Renovate My Family

Something tells me this isn’t an isolated case.

Fox Broadcasting’s “Renovate My Family” promised them a new and improved home designed to accommodate their recently paralyzed son, Steven. Instead of a handicapped-friendly home that made their life easier, they got a shoddy wreck of a house that latest estimates say will cost $350,000 to fix, the Rosiers’ attorney, Mark Belongia, said.
‘Essentially what they did is build a movie set,’ Belongia said.
Wiring remains exposed; door knobs are round, impossible for Steven to grasp; a dryer is vented into the home rather than out of it; smoke detectors don’t work; plywood covers basement windows; siding and plumbing was improperly installed; the furnace has no foundation and is stuffed in a crawl space and sod was installed directly over limestone paving, Belongia said.

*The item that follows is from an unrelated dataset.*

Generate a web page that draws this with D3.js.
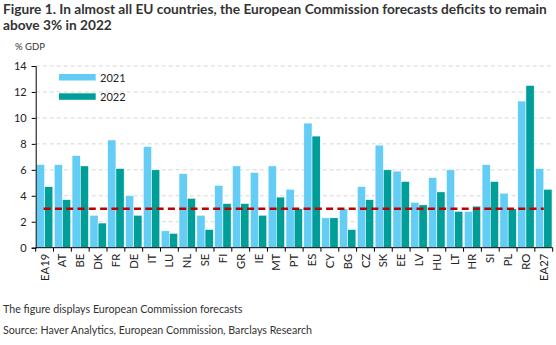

Adding injury to injury, someone made off with $13,000 of the homeowner’s tools.
h/t Wizbang.

7 Replies to “Renovate My Family”

  1. Fox will probably invite the lawyer to appear on The O’Reilly Factor and have Bill verbally slap him upside the head.

  2. One thing that really happens a lot is the owners of the newly fixed up home get a huge property tax increase. That’s probably why on the show I like, “Extreme Home Makeover” the family often gets a big chunk of cash too, or the contractors pay off the family’s mortgage to help out.

  3. They also have a big IRS bill to pay as well. All the renovations have to be declared .

  4. “Sounds like a government job!”
    No, it was a union job. Remember, TV and film producers have to use union labor. This is what they do.
    “Foxnews is the best TV channel ever. Unbiasewd journalism at it best.”
    Uh, dumbass, Fox Entertainment and Fox News are not the same thing. And what is “unbiasewd”, and how does it pertain to the original post? Moron.